▶ **Problem**
In the material below, please retype the lines from the very first through the one with "const closed = pts", exactly and without pictures.

-- begin --

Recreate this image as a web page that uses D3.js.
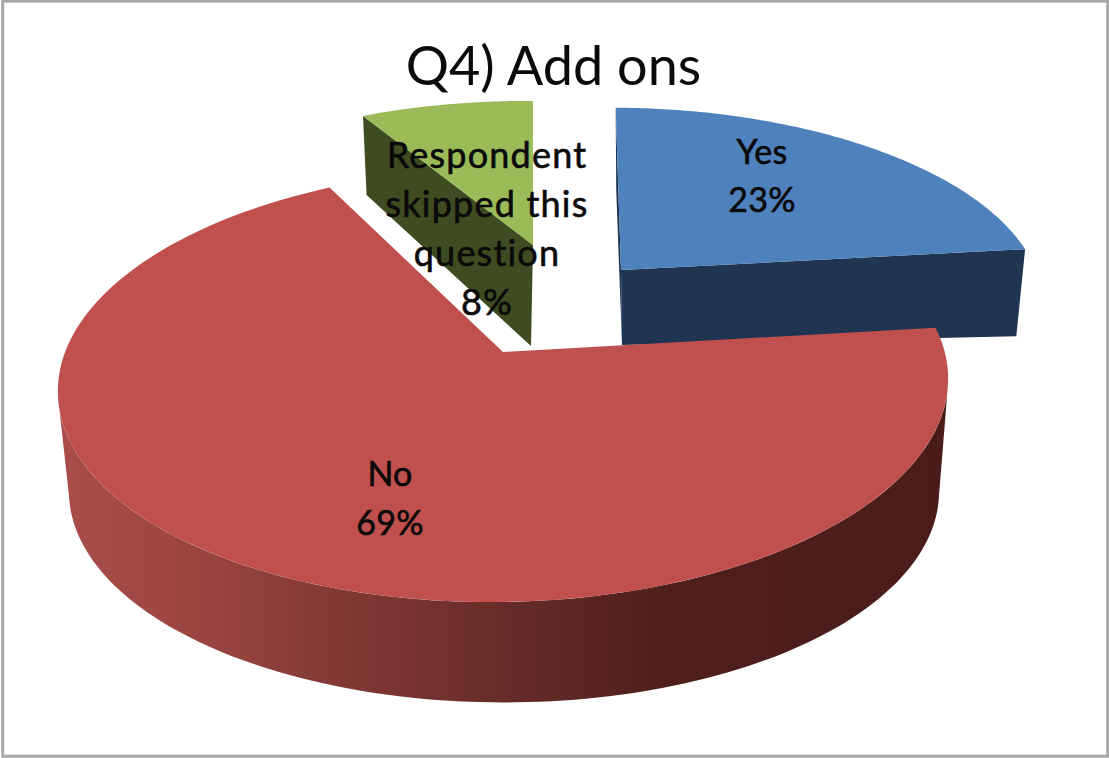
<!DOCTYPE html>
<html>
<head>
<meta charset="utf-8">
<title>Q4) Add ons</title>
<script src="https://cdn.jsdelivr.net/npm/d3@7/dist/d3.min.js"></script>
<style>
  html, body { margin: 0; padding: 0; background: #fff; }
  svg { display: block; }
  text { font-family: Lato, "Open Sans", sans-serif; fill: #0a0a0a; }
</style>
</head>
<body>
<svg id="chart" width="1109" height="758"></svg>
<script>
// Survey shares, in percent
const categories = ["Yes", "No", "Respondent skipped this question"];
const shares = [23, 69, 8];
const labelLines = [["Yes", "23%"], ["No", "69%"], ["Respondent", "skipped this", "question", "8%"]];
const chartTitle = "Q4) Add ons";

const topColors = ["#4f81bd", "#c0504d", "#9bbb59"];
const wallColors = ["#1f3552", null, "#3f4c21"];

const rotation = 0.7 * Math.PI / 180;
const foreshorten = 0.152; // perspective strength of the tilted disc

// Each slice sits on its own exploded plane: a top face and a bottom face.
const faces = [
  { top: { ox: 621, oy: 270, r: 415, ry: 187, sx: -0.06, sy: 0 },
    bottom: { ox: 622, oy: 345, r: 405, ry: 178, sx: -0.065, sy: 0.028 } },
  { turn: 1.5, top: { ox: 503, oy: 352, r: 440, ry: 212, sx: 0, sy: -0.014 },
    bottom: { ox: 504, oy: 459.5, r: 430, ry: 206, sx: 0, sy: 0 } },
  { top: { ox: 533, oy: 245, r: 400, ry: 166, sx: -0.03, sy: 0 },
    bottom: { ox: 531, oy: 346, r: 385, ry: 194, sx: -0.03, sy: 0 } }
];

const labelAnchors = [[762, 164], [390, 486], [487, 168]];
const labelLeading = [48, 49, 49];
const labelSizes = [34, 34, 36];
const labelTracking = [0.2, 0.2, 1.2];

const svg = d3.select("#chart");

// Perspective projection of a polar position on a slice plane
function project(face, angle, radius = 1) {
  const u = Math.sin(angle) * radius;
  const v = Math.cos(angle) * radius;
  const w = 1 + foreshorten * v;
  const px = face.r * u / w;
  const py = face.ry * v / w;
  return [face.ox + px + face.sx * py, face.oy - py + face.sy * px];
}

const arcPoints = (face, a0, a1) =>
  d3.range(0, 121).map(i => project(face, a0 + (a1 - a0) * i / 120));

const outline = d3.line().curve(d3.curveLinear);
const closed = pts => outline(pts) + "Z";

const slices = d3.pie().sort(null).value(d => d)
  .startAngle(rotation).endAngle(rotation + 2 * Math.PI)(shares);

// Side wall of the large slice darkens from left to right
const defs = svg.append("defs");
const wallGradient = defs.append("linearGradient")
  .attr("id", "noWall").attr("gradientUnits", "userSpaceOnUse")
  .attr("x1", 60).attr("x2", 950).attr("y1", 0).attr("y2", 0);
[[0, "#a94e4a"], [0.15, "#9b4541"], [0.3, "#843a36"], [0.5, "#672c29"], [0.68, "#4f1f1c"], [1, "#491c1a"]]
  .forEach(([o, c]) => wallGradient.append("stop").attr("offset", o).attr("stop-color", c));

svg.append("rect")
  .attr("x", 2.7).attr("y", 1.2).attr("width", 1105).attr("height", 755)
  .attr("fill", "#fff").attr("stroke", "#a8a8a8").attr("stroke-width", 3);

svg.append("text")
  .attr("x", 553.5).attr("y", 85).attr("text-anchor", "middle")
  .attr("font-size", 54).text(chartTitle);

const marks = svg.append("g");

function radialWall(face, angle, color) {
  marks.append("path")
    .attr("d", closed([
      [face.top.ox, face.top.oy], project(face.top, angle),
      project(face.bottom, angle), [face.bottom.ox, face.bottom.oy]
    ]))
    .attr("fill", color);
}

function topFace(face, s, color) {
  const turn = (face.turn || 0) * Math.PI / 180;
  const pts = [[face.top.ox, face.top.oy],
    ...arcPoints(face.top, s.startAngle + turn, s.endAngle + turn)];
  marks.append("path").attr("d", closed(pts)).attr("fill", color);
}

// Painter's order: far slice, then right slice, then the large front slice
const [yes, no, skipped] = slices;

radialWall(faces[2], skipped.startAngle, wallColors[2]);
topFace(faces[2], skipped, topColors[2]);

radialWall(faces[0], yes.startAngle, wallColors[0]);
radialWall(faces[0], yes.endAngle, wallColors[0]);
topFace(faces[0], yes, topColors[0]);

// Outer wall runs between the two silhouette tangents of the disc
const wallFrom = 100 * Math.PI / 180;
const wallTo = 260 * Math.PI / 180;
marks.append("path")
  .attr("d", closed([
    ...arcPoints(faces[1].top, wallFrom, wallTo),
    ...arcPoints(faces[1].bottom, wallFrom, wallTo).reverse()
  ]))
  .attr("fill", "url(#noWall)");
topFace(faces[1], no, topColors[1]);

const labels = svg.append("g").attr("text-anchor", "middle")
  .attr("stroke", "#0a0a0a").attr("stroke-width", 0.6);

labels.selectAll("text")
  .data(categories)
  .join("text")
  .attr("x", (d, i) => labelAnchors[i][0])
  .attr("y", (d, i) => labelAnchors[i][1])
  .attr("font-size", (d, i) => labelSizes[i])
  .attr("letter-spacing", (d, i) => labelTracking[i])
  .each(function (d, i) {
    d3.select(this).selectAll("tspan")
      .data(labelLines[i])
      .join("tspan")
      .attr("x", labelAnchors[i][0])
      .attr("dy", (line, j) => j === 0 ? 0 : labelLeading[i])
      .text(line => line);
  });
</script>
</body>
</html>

-- end --

▶ **Written answer**
Recreate this image as a web page that uses D3.js.
<!DOCTYPE html>
<html>
<head>
<meta charset="utf-8">
<title>Q4) Add ons</title>
<script src="https://cdn.jsdelivr.net/npm/d3@7/dist/d3.min.js"></script>
<style>
  html, body { margin: 0; padding: 0; background: #fff; }
  svg { display: block; }
  text { font-family: Lato, "Open Sans", sans-serif; fill: #0a0a0a; }
</style>
</head>
<body>
<svg id="chart" width="1109" height="758"></svg>
<script>
// Survey shares, in percent
const categories = ["Yes", "No", "Respondent skipped this question"];
const shares = [23, 69, 8];
const labelLines = [["Yes", "23%"], ["No", "69%"], ["Respondent", "skipped this", "question", "8%"]];
const chartTitle = "Q4) Add ons";

const topColors = ["#4f81bd", "#c0504d", "#9bbb59"];
const wallColors = ["#1f3552", null, "#3f4c21"];

const rotation = 0.7 * Math.PI / 180;
const foreshorten = 0.152; // perspective strength of the tilted disc

// Each slice sits on its own exploded plane: a top face and a bottom face.
const faces = [
  { top: { ox: 621, oy: 270, r: 415, ry: 187, sx: -0.06, sy: 0 },
    bottom: { ox: 622, oy: 345, r: 405, ry: 178, sx: -0.065, sy: 0.028 } },
  { turn: 1.5, top: { ox: 503, oy: 352, r: 440, ry: 212, sx: 0, sy: -0.014 },
    bottom: { ox: 504, oy: 459.5, r: 430, ry: 206, sx: 0, sy: 0 } },
  { top: { ox: 533, oy: 245, r: 400, ry: 166, sx: -0.03, sy: 0 },
    bottom: { ox: 531, oy: 346, r: 385, ry: 194, sx: -0.03, sy: 0 } }
];

const labelAnchors = [[762, 164], [390, 486], [487, 168]];
const labelLeading = [48, 49, 49];
const labelSizes = [34, 34, 36];
const labelTracking = [0.2, 0.2, 1.2];

const svg = d3.select("#chart");

// Perspective projection of a polar position on a slice plane
function project(face, angle, radius = 1) {
  const u = Math.sin(angle) * radius;
  const v = Math.cos(angle) * radius;
  const w = 1 + foreshorten * v;
  const px = face.r * u / w;
  const py = face.ry * v / w;
  return [face.ox + px + face.sx * py, face.oy - py + face.sy * px];
}

const arcPoints = (face, a0, a1) =>
  d3.range(0, 121).map(i => project(face, a0 + (a1 - a0) * i / 120));

const outline = d3.line().curve(d3.curveLinear);
const closed = pts => outline(pts) + "Z";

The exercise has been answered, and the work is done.